Good and Bad Video Games: The Divide Widens

Have you ever heard of No, this isn’t an Internet hangout for hard-core gamers that fit the stereotypical image. Instead, this is an initiative project founded at the Woodrow Wilson Center for International Scholars in Washington DC.

The goal of the project is to (deep breath), “…help usher in a new series of policy education, exploration, and management tools utilizing state of the art computer game designs, technologies, and development skills.”

In real English, that means they want to exploit the technology stuffed into that video game console in your family room and use it to help people learn and grow into productive human beings. (Did I just say “productive human beings” and “video game” in the same sentence?)

Unfortunately, it will likely be a while before these games are coming home with your cheerful teens. With the exception of a couple of candy-coated somewhat educational titles which could be barely classified as “serious” (like the popular SimCity), most of these early trials are going to find their markets in human resource offices and high schools.

But there is a reason we should listen to what these “good” game developers have to say (and it isn’t just because we want to see something useful happen with your kid’s X-Box). These researchers (and their investors) are recognizing how video games can condition people to alter their behavioral habits.

Here’s a recent example that may have hit your newspaper: Researchers at McGill University in Canada have done extensive testing with some games that are designed with the specific goal of increasing the user’s self esteem.

Playable on-line at, these titles aren’t going to blow you away with million dollar graphics and sound effects. Instead, they appear deceptively simple. In one scenario, you see pictures of people smiling, looking smug or frowning. The goal is to click on the smiley pictures. In another game, you click on your own name or birth date, which is displayed amongst other names and dates.

After trying it out for a few minutes, I wasn’t quite ready to tell that guy on the beach to quit kicking sand in my face, but I could see how repetitive play may help me to seek out people who will make me feel better about myself.

Yet, think about what this means. Parents have long wondered if playing video games really can affect their children. Now the logic seems clear. If PhD’s are convinced these simple little games can make me believe I’m a better person, what will a few hours behind a first-person-shooter, with surround sound and mega-detailed graphics, persuade me to think?
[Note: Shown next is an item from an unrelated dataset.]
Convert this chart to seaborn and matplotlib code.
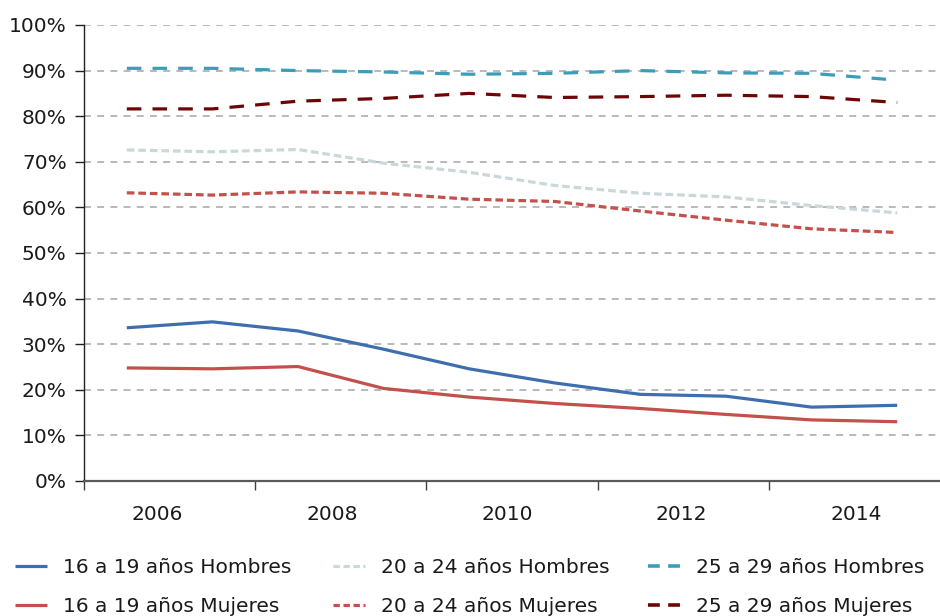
import numpy as np
import pandas as pd
import matplotlib
matplotlib.use("Agg")
import matplotlib.pyplot as plt
import seaborn as sns

# ---- data ----
years = [2006, 2007, 2008, 2009, 2010, 2011, 2012, 2013, 2014, 2015]
tick_years = [2006, 2008, 2010, 2012, 2014]
tick_labels = ["2006", "2008", "2010", "2012", "2014"]

h_16_19 = [33.6, 34.9, 32.9, 28.9, 24.6, 21.5, 19.0, 18.6, 16.2, 16.6]
m_16_19 = [24.8, 24.6, 25.1, 20.3, 18.4, 17.0, 15.9, 14.6, 13.4, 13.0]
h_20_24 = [72.6, 72.2, 72.7, 69.7, 67.7, 64.8, 63.1, 62.3, 60.4, 58.8]
m_20_24 = [63.2, 62.7, 63.4, 63.1, 61.8, 61.3, 59.2, 57.2, 55.3, 54.5]
h_25_29 = [90.5, 90.5, 90.0, 89.7, 89.2, 89.4, 90.0, 89.5, 89.4, 87.9]
m_25_29 = [81.6, 81.6, 83.3, 83.9, 85.0, 84.1, 84.3, 84.6, 84.3, 83.0]

series_names = [
    "16 a 19 años Hombres", "16 a 19 años Mujeres",
    "20 a 24 años Hombres", "20 a 24 años Mujeres",
    "25 a 29 años Hombres", "25 a 29 años Mujeres",
]
series_values = [h_16_19, m_16_19, h_20_24, m_20_24, h_25_29, m_25_29]

colors = {
    "16 a 19 años Hombres": "#3F6EAE",
    "16 a 19 años Mujeres": "#C4504C",
    "20 a 24 años Hombres": "#C9D9D9",
    "20 a 24 años Mujeres": "#C4504C",
    "25 a 29 años Hombres": "#3C9DB8",
    "25 a 29 años Mujeres": "#6E0505",
}
dashes = {
    "16 a 19 años Hombres": "",
    "16 a 19 años Mujeres": "",
    "20 a 24 años Hombres": (5.5, 2.8),
    "20 a 24 años Mujeres": (5.5, 2.8),
    "25 a 29 años Hombres": (10.5, 8.0),
    "25 a 29 años Mujeres": (10.5, 8.0),
}
widths = {
    "16 a 19 años Hombres": 2.3,
    "16 a 19 años Mujeres": 2.3,
    "20 a 24 años Hombres": 2.3,
    "20 a 24 años Mujeres": 2.3,
    "25 a 29 años Hombres": 2.6,
    "25 a 29 años Mujeres": 2.6,
}

rows = []
for name, vals in zip(series_names, series_values):
    for y, v in zip(years, vals):
        rows.append({"Año": y, "Valor": v, "Serie": name})
df = pd.DataFrame(rows)

sns.set_theme(style="white")
plt.rcParams["font.family"] = ["DejaVu Sans"]
plt.rcParams["lines.scale_dashes"] = False

fig = plt.figure(figsize=(9.4, 6.16), dpi=100)
W, H = 940, 616
ax = fig.add_axes([84 / W, 1 - 481 / H, (940 - 84) / W, (481 - 25) / H])

sns.lineplot(
    data=df, x="Año", y="Valor", hue="Serie", style="Serie",
    hue_order=series_names, style_order=series_names,
    palette=colors, dashes=dashes, linewidth=2.3, ax=ax, legend=True,
)
for ln in ax.get_lines():
    ln.set_solid_capstyle("butt")
    ln.set_dash_capstyle("butt")
    lab = ln.get_label()
    if lab in widths:
        ln.set_linewidth(widths[lab])

ax.set_xlim(years[0] - 0.5, years[-1] + 0.5)
ax.set_ylim(0, 100)
ax.set_yticks(np.arange(0, 101, 10))
ax.set_yticklabels([f"{v}%" for v in range(0, 101, 10)])
ax.yaxis.grid(True, color="#A6A6A6", linestyle=(0, (5.0, 4.5)), linewidth=1.1)
ax.set_axisbelow(True)

label_pos = np.array(tick_years) + np.linspace(0.36, 0.52, len(tick_years))
ax.set_xticks(label_pos)
ax.set_xticklabels(tick_labels)
ax.set_xticks(np.arange(years[0] - 0.5, years[-1], 2), minor=True)
ax.tick_params(axis="x", which="major", length=0, pad=17, labelsize=14.5, labelcolor="#1A1A1A")
ax.tick_params(axis="x", which="minor", length=6.5, width=1.0, color="#404040", direction="out", bottom=True)
ax.tick_params(axis="y", which="major", length=6.5, width=1.0, color="#202020", direction="out",
               left=True, pad=6, labelsize=14.5, labelcolor="#1A1A1A")

for s in ["top", "right"]:
    ax.spines[s].set_visible(False)
ax.spines["left"].set_color("#202020")
ax.spines["left"].set_linewidth(1.0)
ax.spines["bottom"].set_color("#595959")
ax.spines["bottom"].set_linewidth(1.6)
ax.set_xlabel("")
ax.set_ylabel("")

handles, labels = ax.get_legend_handles_labels()
hmap = dict(zip(labels, handles))
ax.get_legend().remove()

legend_dashes = {
    "20 a 24 años Hombres": (0, (4.6, 2.6)),
    "20 a 24 años Mujeres": (0, (4.6, 2.6)),
    "25 a 29 años Hombres": (0, (8.5, 6.0)),
    "25 a 29 años Mujeres": (0, (8.5, 6.0)),
}

col_x = [15, 333, 648]
for i, x in enumerate(col_x):
    names = series_names[2 * i: 2 * i + 2]
    leg = fig.legend(
        [hmap[n] for n in names], names, ncol=1, loc="upper left",
        bbox_to_anchor=(x / W, 1 - 558 / H), frameon=False, fontsize=14.5,
        handlelength=1.6, handletextpad=0.8, labelspacing=1.0,
        borderpad=0.0, borderaxespad=0.0,
    )
    for t in leg.get_texts():
        t.set_color("#1A1A1A")
    for hl, n in zip(leg.get_lines(), names):
        hl.set_dash_capstyle("butt")
        hl.set_solid_capstyle("butt")
        if n in legend_dashes:
            hl.set_linestyle(legend_dashes[n])

fig.savefig("out.png", dpi=100)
That question was lingering in my mind when I discovered an article authored by video game producer Josh Holmes, who works with game giant “EA” in Canada. Titled Flipping the Script: Redefining the Fighting Game he speaks about the efforts he and his creative team went through to construct their latest product, Def Jam: Fight for NY, which releases to retail stores on September 20, 2004.

He begins with two questions: “What makes a great fighting experience,” and “Is there anyone out there who isn’t completely bored with the traditional fighting game?”
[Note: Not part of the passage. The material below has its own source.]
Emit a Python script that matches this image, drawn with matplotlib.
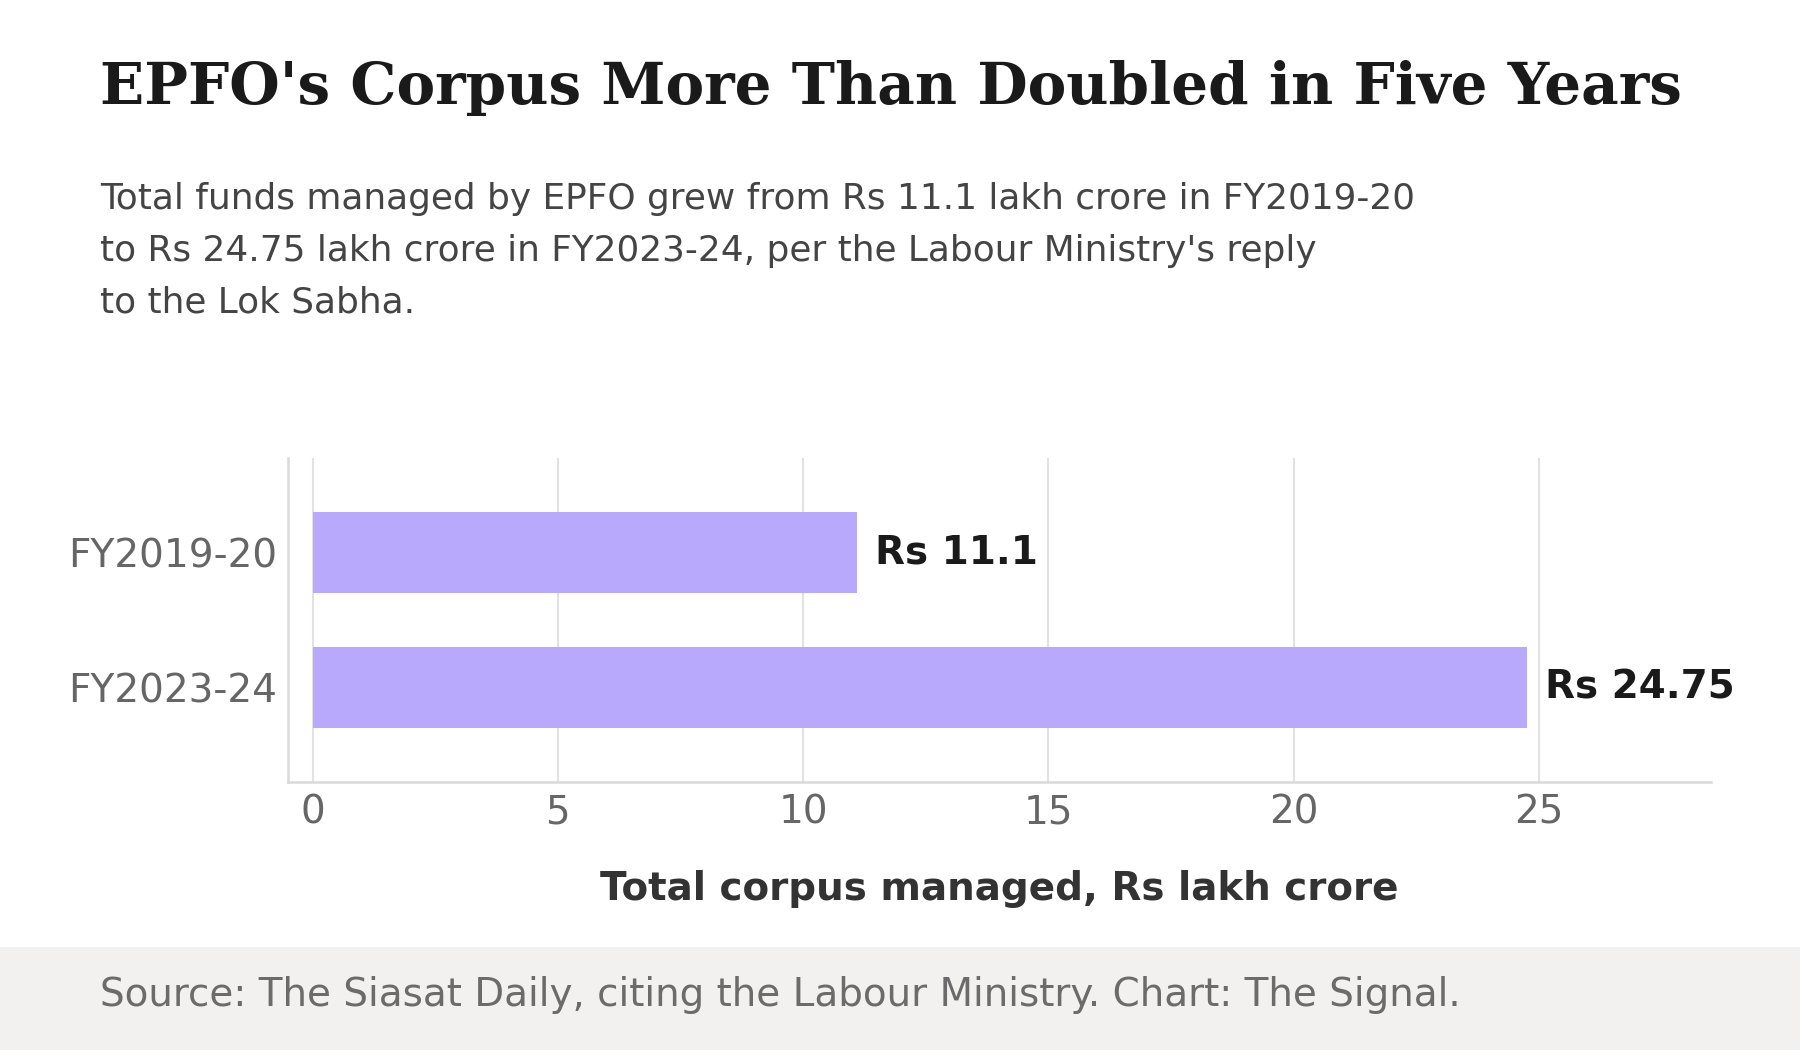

Wishing to address these issues in their new Def Jam: Fight for NY game, the developers wanted to create a fighting system that allowed any new player to pick up the controls and do some “cool stuff.”

Their research began by identifying the most exciting aspects of fighting… creative moves, like breaking a pool cue over your opponent’s head or “raking his face across a chain-link fence.” Next they wanted to make a control system that allowed the player to “pull off these attacks easily and naturally…”

Then they wanted to go one step further. Rather than have their characters fight on a static stage, they wanted to involve the complete environment.

Holmes explains it this way: “So in the subway station, not only can fighters beat their opponent silly with their fists or slam a character headfirst into the pillars, pop machine, and newspaper box, they can get really serious and toss them in front of the moving train.”

He confides there’s also a bit of a scavenger hunt angle, where you can find “powerful goodies” to use to your advantage. “If you get slammed into the dumpster at Hunt’s Point Scrap Yard, your opponent can knock a welding torch loose. At Club Babylon, a character can grab one of the fluorescent lighting tubes off the wall and smash it over someone’s head. In Gun Hill Garage, fighters can loosen the muffler on an SUV and then use it to beat some sense into their opponent.”

Ever wanting to please his gaming customers, Holmes recognizes it’s “fun to break stuff:” “Seriously, what is more satisfying than having a fighter busting up a jukebox using his opponent’s face, or kicking someone through the wooden support beams that are holding up the roof?”

Note that word “satisfying.” Here is a developer on the other side of the fence, using a term that indicates a change of condition in the player of the game.

A look at any Top Ten Games list reveals EA isn’t alone in peddling hard-core violence to gamers. However, it also indicates how far away we are from seeing any significant influence of the research being put into creating positive video games.

In my cynical mind’s eye, I can see a typical day in these two offices, locating at opposite ends of Canada. There’s staff at McGill in Montreal, furiously working on embedding smiley faces into more sophisticated gaming scenarios. Meanwhile Holmes and his staff in Vancouver work under his adage of “Nothing says ‘I don’t like you’ like breaking a bat across your opponent’s face.”